Eventually, Bunnell said, he hopes to devise a system that will make it possible to issue much more accurate, town-by-town warnings of the Lyme disease threats, thereby reducing the number of cases. This same approach could be used to study diseases carried by all kinds of organisms -- from mosquitoes to bats -- around the world, Bunnell and other scientists said.
In the developing world, medical geology is even more pressing, for the simple reason that people live in more intimate contact with their environment, said Chandra Dissanayake, a senior professor of geology at the University of Peradeniya in Sri Lanka, who recently wrote an essay on the topic for Science. He has examined the damage that fluoride does to teeth and bones when there is too much of it naturally in the water. (The amounts are much larger than what is intentionally put in American water supplies.) He is currently investigating the mounting cases of kidney disease in Sri Lanka, which he suspects are related to fluoride and other substances in the drinking water.
The problems of the developing world can travel, too.

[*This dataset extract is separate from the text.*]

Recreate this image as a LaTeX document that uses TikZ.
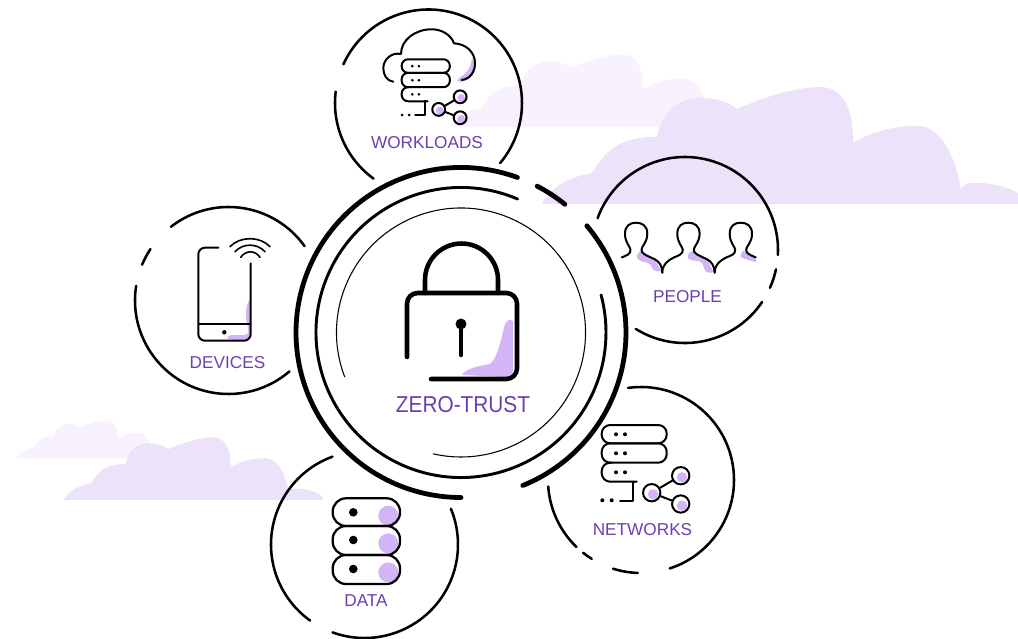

Dust kicked up by storms in drought-ridden sections of North Africa travels across the Atlantic and up through the Northeast, affecting air quality and potentially carrying bacteria, according to recent studies, which did not link the dust to specific human illnesses.
Other research has found that the primary source of pollution at Oregon's Crater Lake National Park is dust clouds from Asia, which travel across the Pacific Ocean, according to Kevin D. Perry, an assistant professor of meteorology at the University of Utah. The same winds carry the pollution of North America to Europe, and Europe's pollution to Asia, Perry said.
''We are all swimming in the same fishbowl."